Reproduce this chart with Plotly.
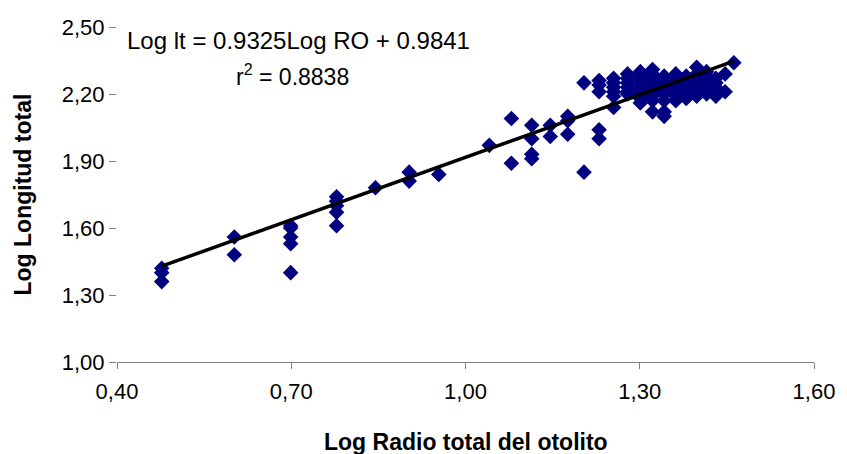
import plotly.graph_objects as go

# Log otolith radius (x) and log total length (y)
log_ro = [
    0.477, 0.477, 0.477,
    0.602, 0.602,
    0.699, 0.699, 0.699, 0.699, 0.699,
    0.778, 0.778, 0.778, 0.778, 0.778,
    0.845,
    0.903, 0.903,
    0.954,
    1.041,
    1.079, 1.079,
    1.114, 1.114, 1.114, 1.114,
    1.146, 1.146,
    1.176, 1.176, 1.176,
    1.204, 1.204,
    1.230, 1.230, 1.230, 1.230, 1.230,
    1.255, 1.255, 1.255, 1.255, 1.255, 1.255,
    1.279, 1.279, 1.279, 1.279, 1.279, 1.279,
    1.301, 1.301, 1.301, 1.301, 1.301, 1.301, 1.301, 1.301,
    1.322, 1.322, 1.322, 1.322, 1.322, 1.322, 1.322, 1.322, 1.322,
    1.342, 1.342, 1.342, 1.342, 1.342, 1.342, 1.342, 1.342,
    1.362, 1.362, 1.362, 1.362, 1.362, 1.362, 1.362,
    1.380, 1.380, 1.380, 1.380, 1.380, 1.380,
    1.398, 1.398, 1.398, 1.398, 1.398, 1.398, 1.398,
    1.415, 1.415, 1.415, 1.415, 1.415, 1.415,
    1.431, 1.431, 1.431, 1.431, 1.431,
    1.447, 1.447,
    1.462,
]
log_lt = [
    1.42, 1.40, 1.36,
    1.56, 1.48,
    1.61, 1.60, 1.56, 1.53, 1.40,
    1.74, 1.72, 1.70, 1.67, 1.61,
    1.78,
    1.85, 1.81,
    1.84,
    1.97,
    2.09, 1.89,
    2.06, 2.00, 1.93, 1.91,
    2.06, 2.01,
    2.10, 2.08, 2.02,
    2.25, 1.85,
    2.26, 2.24, 2.21, 2.04, 2.00,
    2.27, 2.25, 2.23, 2.21, 2.19, 2.14,
    2.29, 2.27, 2.25, 2.23, 2.21, 2.20,
    2.30, 2.28, 2.26, 2.24, 2.22, 2.20, 2.18, 2.16,
    2.31, 2.29, 2.27, 2.25, 2.23, 2.21, 2.19, 2.17, 2.12,
    2.28, 2.26, 2.24, 2.22, 2.20, 2.17, 2.12, 2.10,
    2.29, 2.27, 2.25, 2.23, 2.21, 2.19, 2.17,
    2.28, 2.26, 2.24, 2.22, 2.20, 2.18,
    2.32, 2.29, 2.27, 2.25, 2.23, 2.21, 2.19,
    2.30, 2.28, 2.26, 2.24, 2.22, 2.20,
    2.27, 2.25, 2.23, 2.21, 2.19,
    2.29, 2.21,
    2.34,
]

slope = 0.9325
intercept = 0.9841
r2 = 0.8838

x_ticks = [0.40, 0.70, 1.00, 1.30, 1.60]
y_ticks = [1.00, 1.30, 1.60, 1.90, 2.20, 2.50]

x_line = [min(log_ro), max(log_ro)]
y_line = [slope * v + intercept for v in x_line]

FONT = "Liberation Sans, Arial, sans-serif"

fig = go.Figure()
fig.add_trace(go.Scatter(
    x=log_ro, y=log_lt, mode="markers",
    marker=dict(symbol="diamond", size=12, color="#000080", line=dict(width=0)),
    showlegend=False, hoverinfo="skip",
))
fig.add_trace(go.Scatter(
    x=x_line, y=y_line, mode="lines",
    line=dict(color="black", width=3.5),
    showlegend=False, hoverinfo="skip",
))

fig.update_layout(
    width=847, height=454,
    margin=dict(l=117, r=23, t=27, b=92),
    paper_bgcolor="white", plot_bgcolor="white",
    separators=",.",
    font=dict(family=FONT, color="black", size=22),
    xaxis=dict(
        range=[0.4, 1.6], tickvals=x_ticks, tickformat=".2f",
        showgrid=False, zeroline=False,
        showline=True, linecolor="#808080", linewidth=1,
        ticks="outside", ticklen=6, tickcolor="#808080",
        ticklabelstandoff=4,
        tickfont=dict(size=22), title=None,
    ),
    yaxis=dict(
        range=[1.0, 2.5], tickvals=y_ticks, tickformat=".2f",
        showgrid=False, zeroline=False,
        showline=False,
        ticks="outside", ticklen=7, tickcolor="#808080",
        tickfont=dict(size=22), title=None,
    ),
    annotations=[
        dict(text="<b>Log Radio total del otolito</b>", xref="paper", yref="paper",
             x=0.5, y=0, yshift=-80, xanchor="center", yanchor="middle",
             showarrow=False, font=dict(size=23)),
        dict(text="<b>Log Longitud total</b>", xref="paper", yref="paper",
             x=0, xshift=-95, y=0.5, xanchor="center", yanchor="middle",
             textangle=-90, showarrow=False, font=dict(size=23)),
        dict(text=f"Log lt = {slope}Log RO + {intercept}", xref="x", yref="paper",
             x=0.40, xshift=8, y=1, yshift=-13, xanchor="left", yanchor="middle",
             showarrow=False, font=dict(size=24)),
        dict(text=f"r<sup>2</sup> = {r2}", xref="x", yref="paper",
             x=0.40, xshift=175, y=1, yshift=-48, xanchor="center", yanchor="middle",
             showarrow=False, font=dict(size=23)),
    ],
)

fig.write_html("out.html")
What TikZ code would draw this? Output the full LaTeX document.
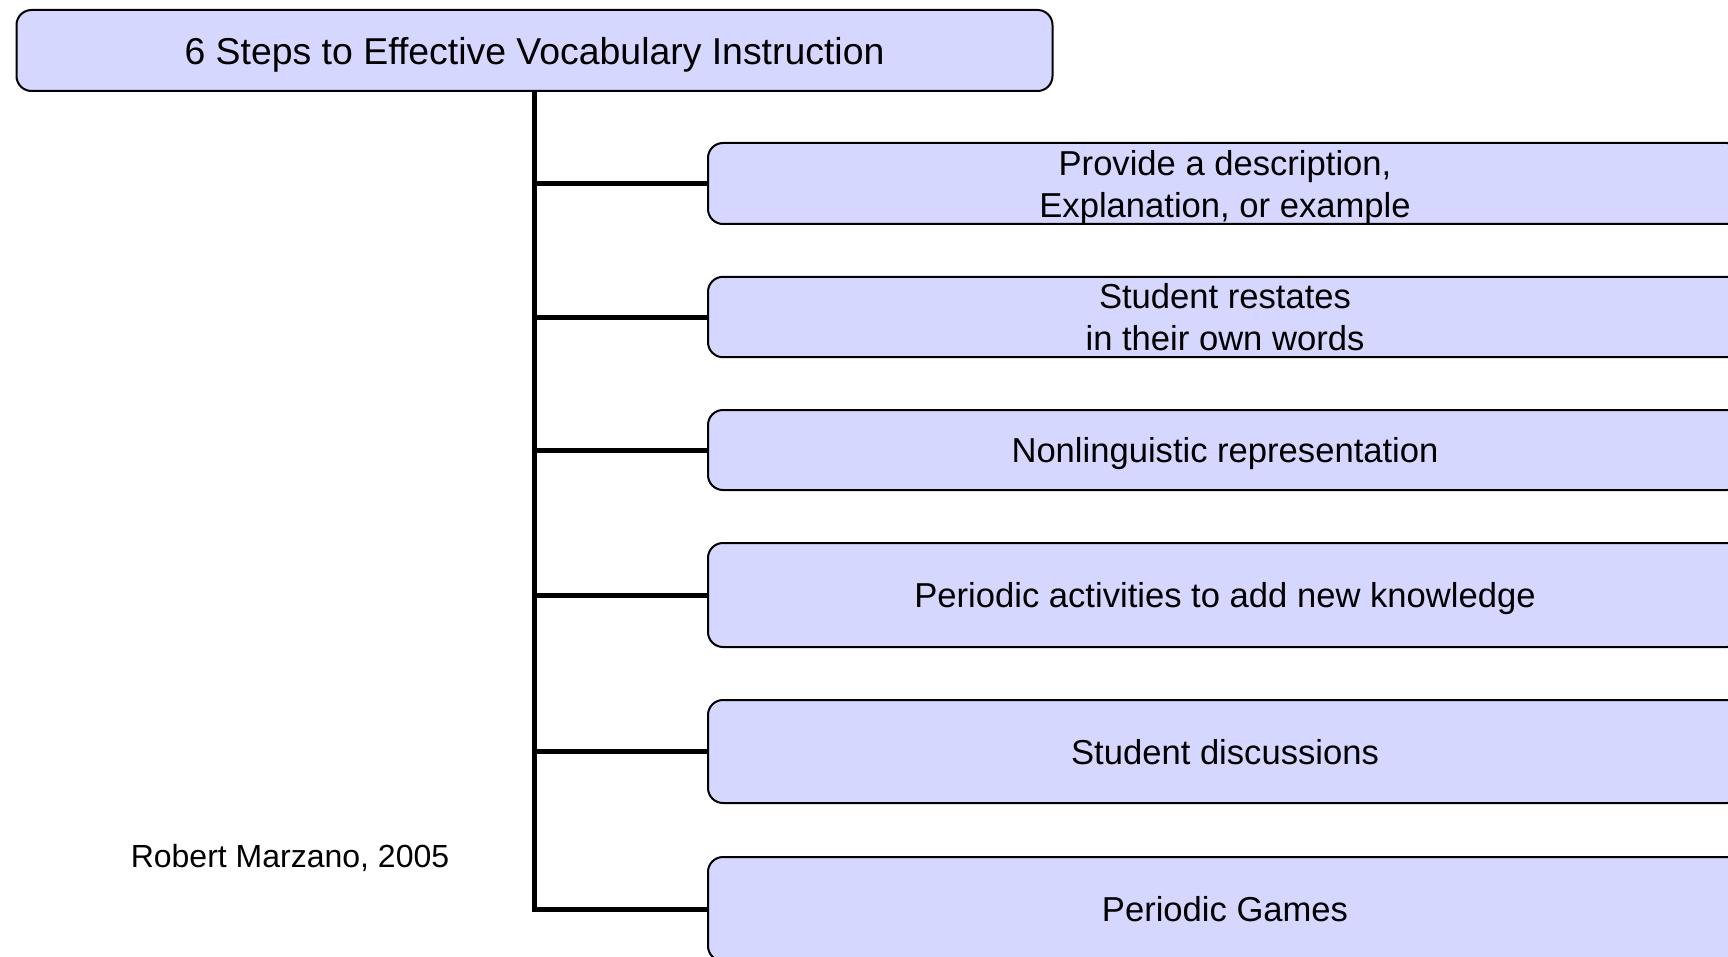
\documentclass[tikz,border=0pt]{standalone}
\usepackage{fontspec}
\setmainfont{Liberation Sans}
\definecolor{boxfill}{RGB}{213,215,255}
\tikzset{
  stepbox/.style={draw, fill=boxfill, rounded corners=7.5pt, line width=1pt,
    minimum width=517pt, align=center, anchor=west, text depth=0pt,
    font=\fontsize{17.3}{21}\selectfont},
  trunk/.style={line width=2.5pt}
}
\begin{document}
\begin{tikzpicture}[x=0.5pt,y=-0.5pt]
  \useasboundingbox (0,0) rectangle (1728,957);
  \clip (0,0) rectangle (1728,957);
  \node (title) [stepbox, anchor=center, minimum width=518pt, minimum height=40.5pt,
    font=\fontsize{18.7}{22}\selectfont] at (534.5,50.5) {6 Steps to Effective Vocabulary Instruction};
  \node (s1) [stepbox, minimum height=40.5pt] at (707,183.5) {Provide a description,\\ Explanation, or example};
  \node (s2) [stepbox, minimum height=40pt] at (707,317) {Student restates\\ in their own words};
  \node (s3) [stepbox, minimum height=40pt] at (707,450) {Nonlinguistic representation};
  \node (s4) [stepbox, minimum height=52pt] at (707,595) {Periodic activities to add new knowledge};
  \node (s5) [stepbox, minimum height=51.5pt] at (707,751.5) {Student discussions};
  \node (s6) [stepbox, minimum height=52pt] at (707,909) {Periodic Games};
  \node (credit) [text depth=0pt, font=\fontsize{16}{19}\selectfont] at (290,855.5) {Robert Marzano, 2005};
  \draw [trunk] (title.south) |- (s6.west);
  \foreach \n in {1,...,5} {
    \draw [trunk] (title.south |- s\n.west) -- (s\n.west);
  }
\end{tikzpicture}
\end{document}
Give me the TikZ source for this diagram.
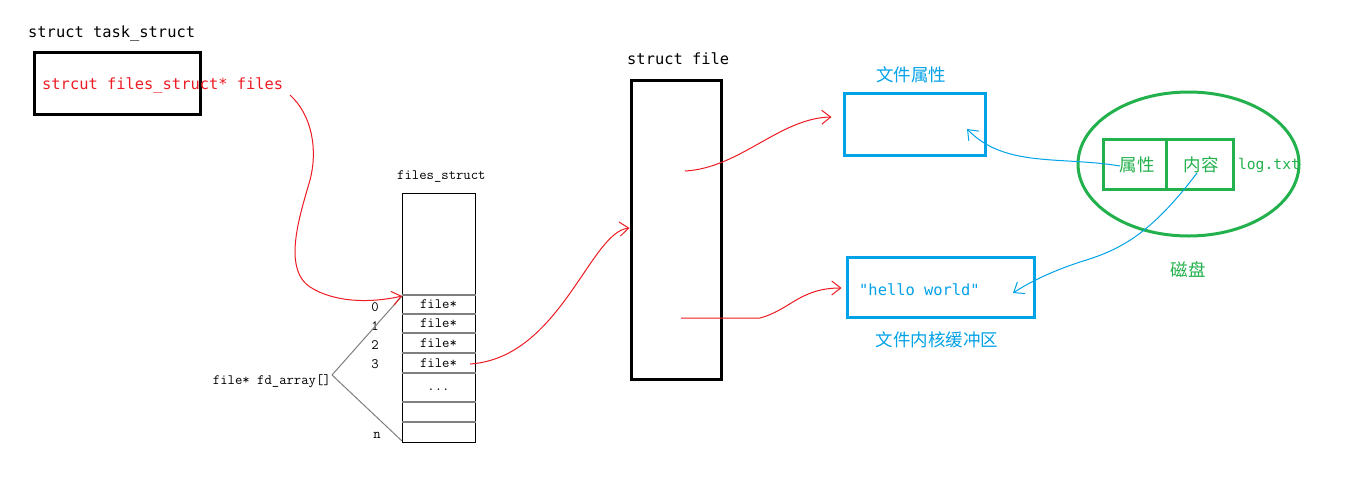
\documentclass[tikz,border=0pt]{standalone}
\usepackage{fontspec}
\usetikzlibrary{arrows.meta,shapes.geometric}
\newfontfamily\cjk{Noto Sans CJK SC}
\newfontfamily\dmono{DejaVu Sans Mono}
\tikzset{}
\definecolor{pred}{HTML}{ED1C24}
\definecolor{pblue}{HTML}{00A2E8}
\definecolor{pgreen}{HTML}{22B14C}
\definecolor{pgray}{HTML}{7F7F7F}
\tikzset{
  thickbox/.style={draw=black,line width=3pt,minimum width=#1,inner sep=0pt},
  bluebox/.style={draw=pblue,line width=3pt,inner sep=0pt},
  greenbox/.style={draw=pgreen,line width=3pt,inner sep=0pt,minimum height=50pt},
  bigtxt/.style={font=\dmono\fontsize{15.4}{18}\selectfont,inner sep=0pt},
  smtxt/.style={font=\ttfamily\fontsize{14.3}{16}\selectfont,inner sep=0pt},
  cjktxt/.style={font=\cjk\fontsize{17.5}{20}\selectfont,inner sep=0pt},
  redcurve/.style={draw=pred,line width=1pt,-{Straight Barb[length=9pt,width=14pt,line width=1pt]}},
  bluecurve/.style={draw=pblue,line width=1pt,-{Straight Barb[length=9pt,width=14pt,line width=1pt]}},
  rowline/.style={draw=pgray,line width=1.2pt},
}
\begin{document}
\begin{tikzpicture}[x=1pt,y=-1pt]
\useasboundingbox[fill=white] (0,0) rectangle (1370,477);

% task_struct
\node[bigtxt,anchor=west] (tslabel) at (28,33) {struct task\_struct};
\node[thickbox=166pt,minimum height=62pt] (task) at (117,83) {};
\node[bigtxt,anchor=west,text=pred] (files) at (42,85) {strcut files\_struct* files};
\coordinate (p1) at (290,95);

% files_struct
\node[smtxt,anchor=west] (fslabel) at (397,177) {files\_struct};
\node[draw=black,line width=1pt,minimum width=73pt,minimum height=249pt,inner sep=0pt] (fs) at (438.5,317.5) {};
\foreach \yy in {295,314,333,353,373,402,422}{
  \draw[rowline] (fs.west |- 0,\yy) -- (fs.east |- 0,\yy);
}
\node[smtxt] (r0) at (438.5,304.5) {file*};
\node[smtxt] (r1) at (438.5,323.5) {file*};
\node[smtxt] (r2) at (438.5,343) {file*};
\node[smtxt] (r3) at (438.5,363) {file*};
\node[smtxt] (rdots) at (438.5,390) {...};
\node[smtxt] (i0) at (375,307) {0};
\node[smtxt] (i1) at (375,326) {1};
\node[smtxt] (i2) at (375,345) {2};
\node[smtxt] (i3) at (375,364) {3};
\node[smtxt] (in) at (377,435) {n};
\node[smtxt,anchor=east] (fda) at (331,381) {file* fd\_array[]};
\coordinate (fdv) at (332,375);
\coordinate (fdtop) at (402,296);
\coordinate (fdbot) at (402,441);
\draw[pgray,line width=1pt] (fdtop) -- (fdv) -- (fdbot);

% struct file
\node[bigtxt,anchor=west] (sflabel) at (627,59) {struct file};
\node[thickbox=90pt,minimum height=299pt] (sf) at (676,229.5) {};

% blue boxes
\node[cjktxt,text=pblue] (attrlabel) at (911,75) {文件属性};
\node[bluebox,minimum width=141pt,minimum height=62pt] (attr) at (914.5,124) {};
\node[bluebox,minimum width=187pt,minimum height=60pt] (buf) at (940.5,287) {};
\node[bigtxt,text=pblue,anchor=west] (hello) at (859,290) {"hello world"};
\node[cjktxt,text=pblue] (buflabel) at (937,340) {文件内核缓冲区};

% disk
\node[draw=pgreen,line width=3pt,ellipse,minimum width=221pt,minimum height=144pt,inner sep=0pt] (disk) at (1188.5,164) {};
\node[greenbox,minimum width=63pt] (dattr) at (1135,164) {};
\node[greenbox,minimum width=67pt] (dcont) at (1200,164) {};
\node[cjktxt,text=pgreen] (dattrt) at (1137,165) {属性};
\node[cjktxt,text=pgreen] (dcontt) at (1201,165) {内容};
\node[bigtxt,text=pgreen,font=\dmono\fontsize{14.7}{17}\selectfont] (log) at (1269,165) {log.txt};
\node[cjktxt,text=pgreen] (disklabel) at (1188,270) {磁盘};

% red curves
\coordinate (sfa) at (685,171);
\coordinate (sfb) at (681,318);
\coordinate (r3s) at (470,364);
\draw[redcurve] (p1) .. controls (312,115) and (318,150) .. (310,180)
  .. controls (300,215) and (282,268) .. (310,287)
  .. controls (335,303) and (372,303) .. (fdtop);
\draw[redcurve] (r3s) .. controls (560,358) and (590,232) .. (sf.west |- 0,228);
\draw[redcurve] (sfa) .. controls (740,168) and (780,118) .. ([xshift=-11pt]attr.west |- 0,117);
\draw[redcurve] (sfb) -- (760,318) .. controls (790,310) and (800,288) .. ([xshift=-4pt]buf.west |- 0,288);

% blue curves
\coordinate (bstart1) at (1120,166);
\coordinate (bend1) at (967,129);
\coordinate (bstart2) at (1197,173);
\coordinate (bend2) at (1013,293);
\draw[bluecurve] (bstart1) .. controls (1060,156) and (1005,168) .. (bend1);
\draw[bluecurve] (bstart2) .. controls (1150,235) and (1120,250) .. (1080,262)
  .. controls (1050,272) and (1030,282) .. (bend2);
\end{tikzpicture}
\end{document}
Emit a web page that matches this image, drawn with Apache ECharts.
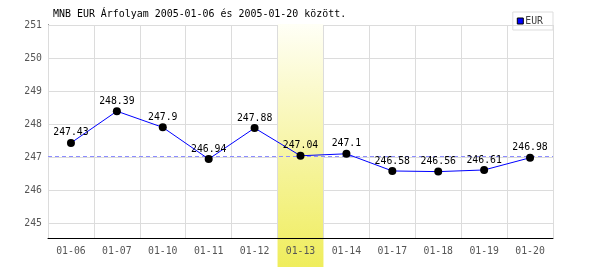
<!DOCTYPE html>
<html><head><meta charset="utf-8">
<script src="https://cdn.jsdelivr.net/npm/echarts@6/dist/echarts.min.js"></script>
<style>html,body{margin:0;padding:0;background:#fff}#c{width:600px;height:270px}</style>
</head><body><div id="c"></div>
<script>
var categories = ['01-06','01-07','01-10','01-11','01-12','01-13','01-14','01-17','01-18','01-19','01-20'];
var eurValues = [247.43,248.39,247.9,246.94,247.88,247.04,247.1,246.58,246.56,246.61,246.98];
var highlightDay = '01-13';
var referenceValue = 247.04;
var yTicks = [245,246,247,248,249,250,251];
var titleText = 'MNB EUR Árfolyam 2005-01-06 és 2005-01-20 között.';
var seriesName = 'EUR';

var bandData = categories.map(function(c){ return c === highlightDay ? 1 : null; });
var font = 'DejaVu Sans Mono';
var fs = 9.8;

var chart = echarts.init(document.getElementById('c'), null, {renderer:'canvas'});
chart.setOption({
  animation:false,
  backgroundColor:'#fff',
  title:{text:titleText,left:53,top:9,padding:0,textStyle:{fontFamily:font,fontSize:9.95,fontWeight:'normal',color:'#000'}},
  legend:{
    data:[{name:seriesName,icon:'rect',itemStyle:{color:'#0000ff',borderColor:'#000',borderWidth:1}}],
    right:47,top:12,orient:'vertical',
    padding:[4,10,4,4],itemWidth:6,itemHeight:6,itemGap:0,
    borderColor:'#dddddd',borderWidth:1,
    textStyle:{fontFamily:font,fontSize:fs,color:'#444',padding:[0,0,0,-3]}
  },
  grid:[
    {left:48,right:47,top:25,bottom:32},
    {left:48,right:47,top:24,bottom:3}
  ],
  xAxis:[
    {type:'category',data:categories,gridIndex:0,boundaryGap:true,z:5,
     axisLine:{lineStyle:{color:'#000',width:1}},axisTick:{show:false},
     axisLabel:{fontFamily:font,fontSize:fs,color:'#555',margin:8,interval:0},
     splitLine:{show:true,interval:0,lineStyle:{color:'#dcdcdc',width:1}}},
    {type:'category',data:categories,gridIndex:1,boundaryGap:true,show:false}
  ],
  yAxis:[
    {type:'value',gridIndex:0,min:244.55,max:251,splitNumber:5,z:0,
     axisLine:{show:true,lineStyle:{color:'#000',width:1}},axisTick:{show:false},
     axisLabel:{fontFamily:font,fontSize:fs,color:'#555',margin:6,showMinLabel:false,
       formatter:function(v){ return yTicks.indexOf(v) >= 0 ? String(v) : ''; }},
     splitLine:{show:true,lineStyle:{color:'#dcdcdc',width:1}}},
    {type:'value',gridIndex:1,min:0,max:1,show:false}
  ],
  series:[
    {type:'line',xAxisIndex:0,yAxisIndex:0,data:[],z:1,silent:true,
     markLine:{symbol:'none',silent:true,label:{show:false},
       lineStyle:{color:'#8c8cff',type:[4,3],width:1},
       data:[{yAxis:referenceValue}]}},
    {type:'bar',xAxisIndex:1,yAxisIndex:1,data:bandData,z:2,barWidth:'100%',silent:true,
     itemStyle:{color:new echarts.graphic.LinearGradient(0,0,0,1,[
       {offset:0,color:'#fffff6'},{offset:0.5,color:'#f7f5a8'},{offset:1,color:'#efed5c'}])}},
    {type:'line',name:seriesName,xAxisIndex:0,yAxisIndex:0,data:eurValues,z:6,
     symbol:'circle',symbolSize:8,
     lineStyle:{color:'#0000ff',width:1},
     itemStyle:{color:'#000'},
     label:{show:true,position:'top',distance:1,fontFamily:font,fontSize:fs,color:'#000'}}
  ]
});
</script></body></html>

------------------------------------------------

> Stated goal: Reproduce the records above from their first line to the line bearing "import plotly.graph_objects as go", both ends included, leaving every picture out.

> Solution:
Reproduce this chart with Plotly.
import plotly.graph_objects as go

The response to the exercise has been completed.